Últimos días… parte de un argumento clásico del noir —un asesino a sueldo recibe el encargo de matar a un hombre que sabe demasiado— y desde allí elabora una trama sutil pero indisimulada que pone en primer plano la violencia de la dictadura, la sociedad vigilada, las acciones de una fuerza parapolicial que decide el destino de las personas. En la película del 82, con dirección de Adolfo Aristarain y guion de Aristarain y Feinmann, se abandonan todas las sutilezas.
En el primer tomo del monumental Peronismo.
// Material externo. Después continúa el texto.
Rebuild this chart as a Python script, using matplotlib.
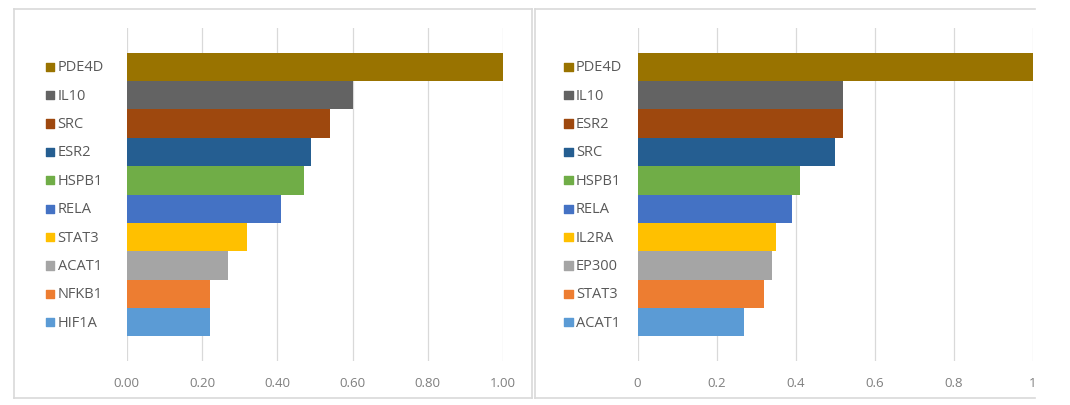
import matplotlib.pyplot as plt
from matplotlib.lines import Line2D
from matplotlib.transforms import blended_transform_factory
import numpy as np

# Données (de bas en haut)
genes_a = ["HIF1A", "NFKB1", "ACAT1", "STAT3", "RELA", "HSPB1", "ESR2", "SRC", "IL10", "PDE4D"]
vals_a = [0.22, 0.22, 0.27, 0.32, 0.41, 0.47, 0.49, 0.54, 0.60, 1.00]

genes_b = ["ACAT1", "STAT3", "EP300", "IL2RA", "RELA", "HSPB1", "SRC", "ESR2", "IL10", "PDE4D"]
vals_b = [0.27, 0.32, 0.34, 0.35, 0.39, 0.41, 0.50, 0.52, 0.52, 1.00]

# Palette Office (même ordre pour les deux graphes)
palette = ["#5B9BD5", "#ED7D31", "#A5A5A5", "#FFC000", "#4472C4",
           "#70AD47", "#255E91", "#9E480E", "#636363", "#997300"]

ticks = [0, 0.2, 0.4, 0.6, 0.8, 1.0]
ticklabels_a = ["0.00", "0.20", "0.40", "0.60", "0.80", "1.00"]
ticklabels_b = ["0", "0.2", "0.4", "0.6", "0.8", "1"]

W, H = 1070, 406
fig = plt.figure(figsize=(W / 100, H / 100), dpi=100)
plt.rcParams['font.family'] = ['Open Sans', 'DejaVu Sans']


def fx(px):
    return px / W


def fy(py):
    return 1 - py / H


def panel(x0, x1, genes, vals, labels, sq_x, txt_x):
    ax = fig.add_axes([fx(x0), fy(362), fx(x1 - x0), fy(29) - fy(362)])
    y = np.arange(len(genes))
    ax.barh(y, vals, height=1.0, color=palette, zorder=2)
    ax.set_xlim(0, 1)
    ax.set_ylim(-0.5 - 0.865, len(genes) - 0.5 + 0.865)
    ax.set_xticks(ticks)
    ax.set_xticklabels(labels, color="#7F7F7F", fontsize=9.5)
    ax.set_yticks([])
    ax.tick_params(axis='x', length=0, pad=11)
    ax.grid(axis='x', color="#D9D9D9", linewidth=0.9, zorder=0)
    for s in ax.spines.values():
        s.set_visible(False)

    # étiquettes avec carré de couleur
    tr = blended_transform_factory(fig.transFigure, ax.transData)
    ax.scatter([fx(sq_x)] * len(genes), y, marker='s', s=36, c=palette,
               transform=tr, clip_on=False)
    for yi, g in zip(y, genes):
        ax.text(fx(txt_x), yi, g, transform=tr, ha='left', va='center',
                fontsize=10.5, color="#595959")
    return ax


panel(126.7, 503.1, genes_a, vals_a, ticklabels_a, 50, 57.5)
panel(637.6, 1032.8, genes_b, vals_b, ticklabels_b, 568.6, 576)

# cadres des graphes
bc = "#D9D9D9"
for xs, ys in [([13.8, 532], [10, 10]), ([13.8, 532], [399, 399]),
               ([13.8, 13.8], [10, 399]), ([532, 532], [10, 399]),
               ([535, 1035], [10, 10]), ([535, 1035], [399, 399]),
               ([535, 535], [10, 399])]:
    fig.add_artist(Line2D([fx(v) for v in xs], [fy(v) for v in ys],
                          color=bc, linewidth=1.2))

fig.savefig("out.png", dpi=100)
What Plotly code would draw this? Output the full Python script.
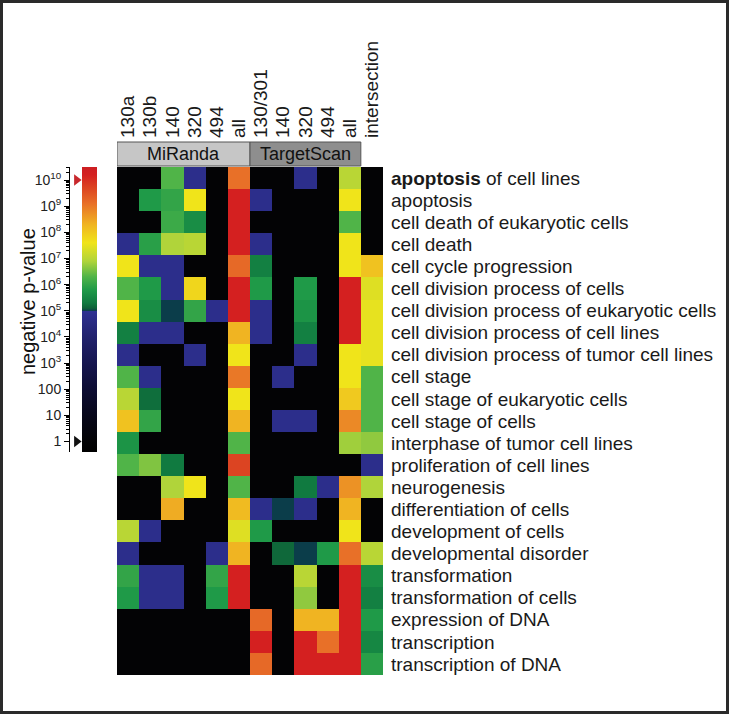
import math
import plotly.graph_objects as go

W, H = 729, 714

col_labels = ["130a", "130b", "140", "320", "494", "all",
              "130/301", "140", "320", "494", "all", "intersection"]

row_labels = [
    "<b>apoptosis</b> of cell lines", "apoptosis", "cell death of eukaryotic cells",
    "cell death", "cell cycle progression", "cell division process of cells",
    "cell division process of eukaryotic cells", "cell division process of cell lines",
    "cell division process of tumor cell lines", "cell stage", "cell stage of eukaryotic cells",
    "cell stage of cells", "interphase of tumor cell lines", "proliferation of cell lines",
    "neurogenesis", "differentiation of cells", "development of cells",
    "developmental disorder", "transformation", "transformation of cells",
    "expression of DNA", "transcription", "transcription of DNA",
]

# -log10(p) values (0 = not significant / black)
miranda = [
    [0, 0, 6.3, 4.8, 0, 9.1],
    [0, 5.8, 6.0, 7.6, 0, 10.2],
    [0, 0, 6.1, 5.6, 0, 10.2],
    [4.8, 5.9, 6.9, 7.0, 0, 10.2],
    [7.6, 4.8, 4.8, 0, 0, 9.2],
    [6.3, 5.8, 4.8, 7.8, 0, 10.2],
    [7.6, 5.6, 5.0, 6.0, 4.8, 10.2],
    [5.4, 4.8, 4.8, 0, 0, 8.3],
    [4.8, 0, 0, 4.8, 0, 7.6],
    [6.3, 4.8, 0, 0, 0, 9.0],
    [7.0, 5.2, 0, 0, 0, 7.6],
    [8.1, 6.0, 0, 0, 0, 8.3],
    [5.7, 0, 0, 0, 0, 6.3],
    [6.3, 6.6, 5.3, 0, 0, 9.7],
    [0, 0, 6.9, 7.6, 0, 6.3],
    [0, 0, 8.4, 0, 0, 8.2],
    [7.0, 4.8, 0, 0, 0, 7.4],
    [4.8, 0, 0, 0, 4.8, 8.3],
    [6.0, 4.8, 4.8, 0, 6.0, 10.2],
    [5.8, 4.8, 4.8, 0, 5.8, 10.2],
    [0, 0, 0, 0, 0, 0],
    [0, 0, 0, 0, 0, 0],
    [0, 0, 0, 0, 0, 0],
]

targetscan = [
    [0, 0, 4.8, 0, 7.0],
    [4.8, 0, 0, 0, 7.6],
    [0, 0, 0, 0, 6.3],
    [4.8, 0, 0, 0, 7.6],
    [5.4, 0, 0, 0, 7.6],
    [5.8, 0, 5.8, 0, 10.2],
    [4.8, 0, 5.7, 0, 10.2],
    [4.8, 0, 5.4, 0, 10.2],
    [0, 0, 4.8, 0, 7.6],
    [0, 4.8, 0, 0, 7.6],
    [0, 0, 0, 0, 8.0],
    [0, 4.8, 4.8, 0, 8.8],
    [0, 0, 0, 0, 6.8],
    [0, 0, 0, 0, 0],
    [0, 0, 5.3, 4.8, 8.7],
    [4.8, 5.0, 4.8, 0, 8.3],
    [5.8, 0, 0, 0, 7.6],
    [0, 5.15, 5.0, 5.8, 9.1],
    [0, 0, 7.0, 0, 10.2],
    [0, 0, 6.7, 0, 10.2],
    [9.2, 0, 8.3, 8.3, 10.2],
    [10.2, 0, 10.2, 9.1, 10.2],
    [9.2, 0, 10.2, 10.2, 10.2],
]

intersection = [0, 0, 0, 0, 8.1, 7.4, 7.5, 7.5, 7.5, 6.3, 6.3, 6.3, 6.7,
                4.8, 6.9, 0, 0, 7.0, 5.6, 5.4, 5.8, 5.5, 5.9]

groups = [("MiRanda", 0, 5, "#c6c6c6"), ("TargetScan", 6, 10, "#8e8e8e")]

cbar_tickvals = list(range(0, 11))
cbar_ticktext = ["1", "10", "100"] + ["10<sup>%d</sup>" % k for k in range(3, 11)]
marker_levels = [10, 0]
marker_colors = ["#c8282c", "#111111"]

z = [miranda[i] + targetscan[i] + [intersection[i]] for i in range(len(row_labels))]

zmin, zmax = -0.4, 10.5
stops = [
    (-0.4, "#000000"), (0, "#030305"), (1, "#07071a"), (2, "#0d0d33"),
    (3, "#16164f"), (4, "#21226d"), (4.99, "#2e3192"), (5.0, "#0b3d4a"),
    (5.1, "#0e6238"), (5.3, "#107a40"), (5.8, "#1f9a48"), (6.3, "#50b448"),
    (6.9, "#b0d43a"), (7.6, "#f0e41a"), (8.3, "#f0b422"), (9.1, "#e87028"),
    (9.7, "#dc4422"), (10.2, "#d42020"), (10.5, "#cc1e22"),
]
colorscale = [[(v - zmin) / (zmax - zmin), c] for v, c in stops]

font_family = "Liberation Sans, Arial, Helvetica, sans-serif"

fig = go.Figure()
fig.add_trace(go.Heatmap(
    z=z, x=list(range(len(col_labels))), y=list(range(len(row_labels))),
    colorscale=colorscale, zmin=zmin, zmax=zmax,
    colorbar=dict(x=82 / W, xanchor="left", xref="paper", y=1 - 167 / H, yanchor="top",
                  len=285, lenmode="pixels", thickness=15, thicknessmode="pixels",
                  xpad=0, ypad=0, outlinewidth=0, showticklabels=False, ticks=""),
    xgap=0, ygap=0, hoverinfo="skip",
))

fig.add_trace(go.Scatter(
    x=[0.55] * len(marker_levels), y=marker_levels, xaxis="x2", yaxis="y2",
    mode="markers", cliponaxis=False, showlegend=False, hoverinfo="skip",
    marker=dict(symbol="triangle-right", size=10, color=marker_colors, line=dict(width=0)),
))

minor_vals = []
for d in range(0, 11):
    for k in range(2, 10):
        v = d + math.log10(k)
        if v <= zmax:
            minor_vals.append(v)

fig.update_layout(
    width=W, height=H, margin=dict(l=0, r=0, t=0, b=0, autoexpand=False),
    paper_bgcolor="white", plot_bgcolor="white",
    font=dict(family=font_family, color="#1a1a1a"),
    showlegend=False,
    xaxis=dict(domain=[117 / W, 383 / W], range=[-0.5, 11.5], side="top", automargin=False,
               tickmode="array", tickvals=list(range(len(col_labels))), ticktext=col_labels,
               tickangle=-90, ticks="", showline=False, showgrid=False, zeroline=False,
               tickfont=dict(size=19), ticklabelstandoff=28),
    yaxis=dict(domain=[1 - 675 / H, 1 - 167 / H], range=[22.5, -0.5], side="right",
               automargin=False,
               tickmode="array", tickvals=list(range(len(row_labels))), ticktext=row_labels,
               ticks="", showline=False, showgrid=False, zeroline=False,
               tickfont=dict(size=19), ticklabelstandoff=7),
    xaxis2=dict(domain=[70 / W, 82 / W], range=[0, 1], visible=False, anchor="y2",
                automargin=False),
    yaxis2=dict(domain=[1 - 452 / H, 1 - 167 / H], range=[zmin, zmax], anchor="x2", side="left",
                automargin=False,
                tickmode="array", tickvals=cbar_tickvals, ticktext=cbar_ticktext,
                ticks="outside", ticklen=5, tickwidth=1, tickcolor="black",
                showline=True, linecolor="black", linewidth=1, showgrid=False, zeroline=False,
                tickfont=dict(size=14, color="#222"),
                minor=dict(tickmode="array", tickvals=minor_vals, ticks="outside",
                           ticklen=3, tickcolor="black", tickwidth=1, showgrid=False)),
)

shapes = []
annotations = []
for name, c0, c1, fill in groups:
    shapes.append(dict(type="rect", xref="x", yref="paper", x0=c0 - 0.5, x1=c1 + 0.5,
                       y0=1 - 166 / H, y1=1 - 142 / H, fillcolor=fill,
                       line=dict(color="#555555", width=1)))
    annotations.append(dict(text=name, xref="x", yref="paper", x=(c0 + c1) / 2, y=1 - 154 / H,
                            showarrow=False, font=dict(size=18, color="#111"),
                            xanchor="center", yanchor="middle"))
shapes.append(dict(type="rect", xref="paper", yref="paper", x0=0, x1=1, y0=0, y1=1,
                   line=dict(color="#2a2a2a", width=6), fillcolor="rgba(0,0,0,0)"))
annotations.append(dict(text="negative p-value", xref="paper", yref="paper",
                        x=28 / W, y=1 - 302 / H, textangle=-90, showarrow=False,
                        font=dict(size=20, color="#111"), xanchor="center", yanchor="middle"))
fig.update_layout(shapes=shapes, annotations=annotations)

fig.write_html("out.html", config={"displayModeBar": False},
               post_script="document.body.style.margin='0';document.body.style.padding='0';"
                           "document.body.style.overflow='hidden';")
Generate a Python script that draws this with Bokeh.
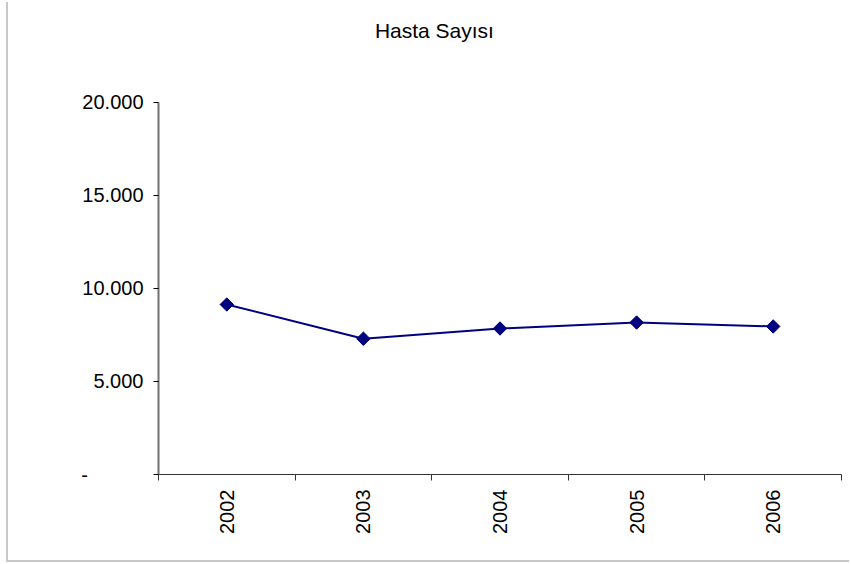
from math import pi
from bokeh.plotting import figure
from bokeh.layouts import column
from bokeh.models import (FactorRange, Range1d, LinearAxis, CategoricalAxis,
                          FixedTicker, ColumnDataSource, Label)
from bokeh.embed import file_html
from bokeh.resources import INLINE

# ---- data ----
title_text = "Hasta Sayısı"
years = ["2002", "2003", "2004", "2005", "2006"]
patients = [9140, 7300, 7850, 8170, 7960]
y_tick_values = [0, 5000, 10000, 15000, 20000]
y_tick_labels = ["-\u00a0\u00a0\u00a0\u00a0\u00a0\u00a0\u00a0\u00a0\u00a0\u00a0",
                 "5.000", "10.000", "15.000", "20.000"]

FONT = "Liberation Sans"
FS = "20px"

source = ColumnDataSource(data=dict(year=years, n=patients))

# the frame extends above the axis top so that the chart title can sit inside it
p = figure(width=843, height=560,
           x_range=FactorRange(*years, range_padding=0),
           y_range=Range1d(0, 24946),
           x_axis_location=None, y_axis_location=None,
           output_backend="svg", toolbar_location=None,
           min_border_left=150, min_border_right=10,
           min_border_top=10, min_border_bottom=86)

p.title.visible = False
p.grid.visible = False
p.outline_line_color = None
p.background_fill_color = "white"
p.border_fill_color = "white"

title = Label(text=title_text, x=2.02, y=23870,
              text_align="center", text_baseline="middle",
              text_font=FONT, text_font_size="21px", text_color="black")
p.add_layout(title)

# y axis
yaxis = LinearAxis(ticker=FixedTicker(ticks=y_tick_values), bounds=(0, 20000),
                   major_label_overrides={v: l for v, l in zip(y_tick_values, y_tick_labels)})
yaxis.axis_line_color = "#707070"
yaxis.axis_line_width = 2
yaxis.major_tick_line_color = "black"
yaxis.major_tick_in = 0
yaxis.major_tick_out = 5
yaxis.minor_tick_line_color = None
yaxis.major_label_standoff = 10
yaxis.major_label_text_font = FONT
yaxis.major_label_text_font_size = FS
yaxis.major_label_text_color = "black"
p.add_layout(yaxis, "left")

# x axis: tick marks at category boundaries (synthetic coordinates 0..N)
edge_axis = LinearAxis(ticker=FixedTicker(ticks=list(range(len(years) + 1))))
edge_axis.axis_line_color = "#333333"
edge_axis.axis_line_width = 1
edge_axis.major_tick_line_color = "#333333"
edge_axis.major_tick_in = 0
edge_axis.major_tick_out = 6
edge_axis.minor_tick_line_color = None
edge_axis.major_label_text_font_size = "0px"
edge_axis.major_label_standoff = 0
p.add_layout(edge_axis, "below")

# x axis: category labels
xaxis = CategoricalAxis()
xaxis.axis_line_color = None
xaxis.major_tick_line_color = None
xaxis.minor_tick_line_color = None
xaxis.major_label_orientation = pi / 2
xaxis.major_label_standoff = 3
xaxis.major_label_text_font = FONT
xaxis.major_label_text_font_size = FS
xaxis.major_label_text_color = "black"
p.add_layout(xaxis, "below")

p.line(x="year", y="n", source=source, line_color="#000080", line_width=2)
p.scatter(x="year", y="n", source=source, marker="square", angle=pi / 4,
          size=9.5, fill_color="#000080", line_color="#000080")

root = column(p, width=843, height=560, sizing_mode="fixed",
              styles={"margin-left": "8px", "overflow": "hidden",
                      "box-shadow": "-2px 2px 0 0 #c8c8c8"})

open("out.html", "w").write(file_html(root, INLINE))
Filosofía política de una persistencia argentina, José Pablo habla de Borges y dice que no le gusta o que le gusta cada vez menos. Y, sin embargo, en Últimos días de la víctima, nada menos que su primera novela, pone un acápite —casi un spoiler— del cuento “La muerte y la brújula”. En esa tensión de aproximación y rechazo, Feinmann se juega su lugar en la tradición argentina. Lo mismo hace con Sarmiento, con Alberdi, con Milcíades Peña, con David Viñas.
Una vez, en una entrevista pública que hicimos en Eterna Cadencia, le pregunté por qué, si el fútbol era un tema recurrente en sus libros —aparece, por ejemplo, en Timote—, no había mención alguna al Mundial 78 en Últimos días de la víctima: “La escribí en pleno mundial”, respondió. “Yo estaba muy enfermo todavía, pero escribir me hizo muy bien. En el 79 tuve una recurrencia terrible y pude terminar la novela recién por octubre de ese año”. Lo imagino por ese entonces, un chico de la edad que yo tenía cuando nos conocimos, tratando de sobrellevar la realidad como puede, dando cara a la enfermedad con las palabras. No se me ocurre un testimonio más iluminador sobre el poder de la literatura que la fe que en ella depositan los escritores.